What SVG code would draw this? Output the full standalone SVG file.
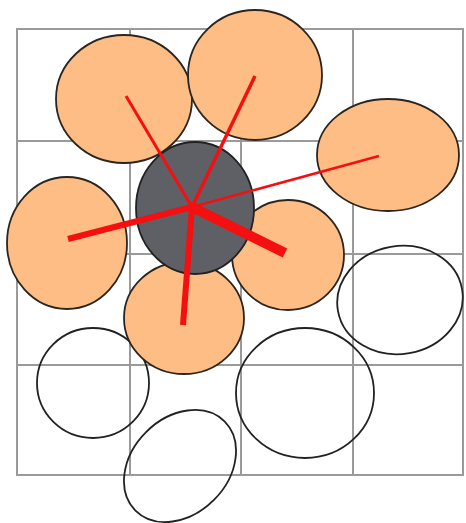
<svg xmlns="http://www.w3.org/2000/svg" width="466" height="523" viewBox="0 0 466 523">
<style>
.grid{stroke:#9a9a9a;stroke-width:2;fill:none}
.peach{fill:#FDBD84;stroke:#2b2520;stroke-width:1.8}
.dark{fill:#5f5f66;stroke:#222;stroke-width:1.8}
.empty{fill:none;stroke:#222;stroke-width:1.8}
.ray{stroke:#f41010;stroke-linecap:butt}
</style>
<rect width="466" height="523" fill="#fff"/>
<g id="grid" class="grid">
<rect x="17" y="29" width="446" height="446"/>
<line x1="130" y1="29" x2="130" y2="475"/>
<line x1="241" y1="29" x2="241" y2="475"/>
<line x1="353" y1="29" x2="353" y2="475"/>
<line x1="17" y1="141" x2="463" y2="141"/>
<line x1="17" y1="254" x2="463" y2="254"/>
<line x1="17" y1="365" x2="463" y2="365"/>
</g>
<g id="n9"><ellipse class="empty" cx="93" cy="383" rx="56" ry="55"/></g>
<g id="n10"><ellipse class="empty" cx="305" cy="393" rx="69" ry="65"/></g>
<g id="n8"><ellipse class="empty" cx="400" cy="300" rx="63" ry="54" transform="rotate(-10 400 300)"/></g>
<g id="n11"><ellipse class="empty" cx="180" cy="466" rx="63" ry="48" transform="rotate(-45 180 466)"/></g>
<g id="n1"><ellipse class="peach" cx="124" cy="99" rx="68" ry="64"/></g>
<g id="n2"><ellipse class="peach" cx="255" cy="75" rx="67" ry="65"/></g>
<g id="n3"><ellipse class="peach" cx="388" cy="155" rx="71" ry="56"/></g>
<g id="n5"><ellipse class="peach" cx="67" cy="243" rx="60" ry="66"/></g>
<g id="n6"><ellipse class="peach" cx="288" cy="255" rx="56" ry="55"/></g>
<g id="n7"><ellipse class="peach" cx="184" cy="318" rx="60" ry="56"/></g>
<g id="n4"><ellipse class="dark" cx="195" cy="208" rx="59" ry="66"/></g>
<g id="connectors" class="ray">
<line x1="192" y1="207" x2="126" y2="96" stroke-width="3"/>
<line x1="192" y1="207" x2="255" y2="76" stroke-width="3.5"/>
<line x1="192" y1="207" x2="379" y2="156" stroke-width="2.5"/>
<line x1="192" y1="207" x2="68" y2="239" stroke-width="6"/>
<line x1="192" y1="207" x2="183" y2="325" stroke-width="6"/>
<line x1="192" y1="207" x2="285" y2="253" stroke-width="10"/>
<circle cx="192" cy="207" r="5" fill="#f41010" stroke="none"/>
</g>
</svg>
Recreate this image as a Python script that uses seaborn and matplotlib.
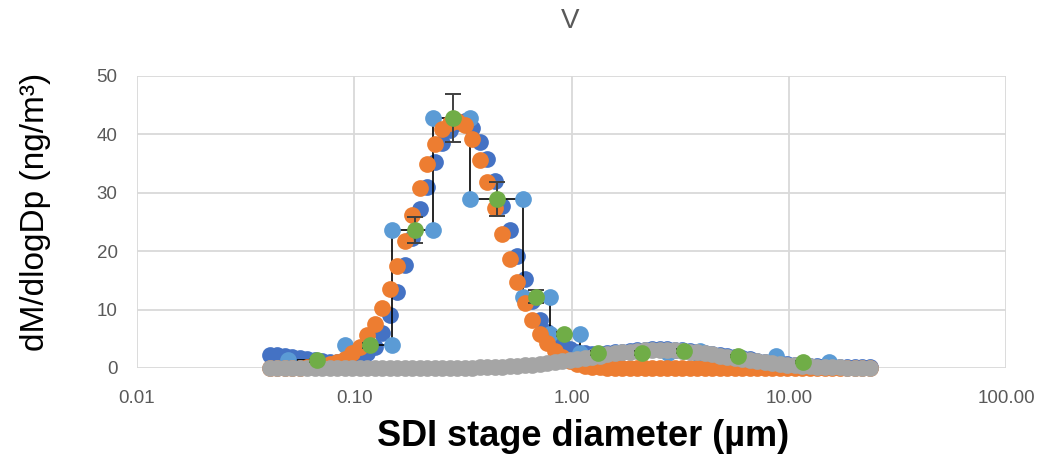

::::

What the exercise asks: In the copy, include all records verbatim but no images.

Answer below:
What SVG code would draw this? Output the full standalone SVG file.
<svg xmlns="http://www.w3.org/2000/svg" width="466" height="523" viewBox="0 0 466 523">
<style>
.grid{stroke:#9a9a9a;stroke-width:2;fill:none}
.peach{fill:#FDBD84;stroke:#2b2520;stroke-width:1.8}
.dark{fill:#5f5f66;stroke:#222;stroke-width:1.8}
.empty{fill:none;stroke:#222;stroke-width:1.8}
.ray{stroke:#f41010;stroke-linecap:butt}
</style>
<rect width="466" height="523" fill="#fff"/>
<g id="grid" class="grid">
<rect x="17" y="29" width="446" height="446"/>
<line x1="130" y1="29" x2="130" y2="475"/>
<line x1="241" y1="29" x2="241" y2="475"/>
<line x1="353" y1="29" x2="353" y2="475"/>
<line x1="17" y1="141" x2="463" y2="141"/>
<line x1="17" y1="254" x2="463" y2="254"/>
<line x1="17" y1="365" x2="463" y2="365"/>
</g>
<g id="n9"><ellipse class="empty" cx="93" cy="383" rx="56" ry="55"/></g>
<g id="n10"><ellipse class="empty" cx="305" cy="393" rx="69" ry="65"/></g>
<g id="n8"><ellipse class="empty" cx="400" cy="300" rx="63" ry="54" transform="rotate(-10 400 300)"/></g>
<g id="n11"><ellipse class="empty" cx="180" cy="466" rx="63" ry="48" transform="rotate(-45 180 466)"/></g>
<g id="n1"><ellipse class="peach" cx="124" cy="99" rx="68" ry="64"/></g>
<g id="n2"><ellipse class="peach" cx="255" cy="75" rx="67" ry="65"/></g>
<g id="n3"><ellipse class="peach" cx="388" cy="155" rx="71" ry="56"/></g>
<g id="n5"><ellipse class="peach" cx="67" cy="243" rx="60" ry="66"/></g>
<g id="n6"><ellipse class="peach" cx="288" cy="255" rx="56" ry="55"/></g>
<g id="n7"><ellipse class="peach" cx="184" cy="318" rx="60" ry="56"/></g>
<g id="n4"><ellipse class="dark" cx="195" cy="208" rx="59" ry="66"/></g>
<g id="connectors" class="ray">
<line x1="192" y1="207" x2="126" y2="96" stroke-width="3"/>
<line x1="192" y1="207" x2="255" y2="76" stroke-width="3.5"/>
<line x1="192" y1="207" x2="379" y2="156" stroke-width="2.5"/>
<line x1="192" y1="207" x2="68" y2="239" stroke-width="6"/>
<line x1="192" y1="207" x2="183" y2="325" stroke-width="6"/>
<line x1="192" y1="207" x2="285" y2="253" stroke-width="10"/>
<circle cx="192" cy="207" r="5" fill="#f41010" stroke="none"/>
</g>
</svg>
Recreate this image as a Python script that uses seaborn and matplotlib.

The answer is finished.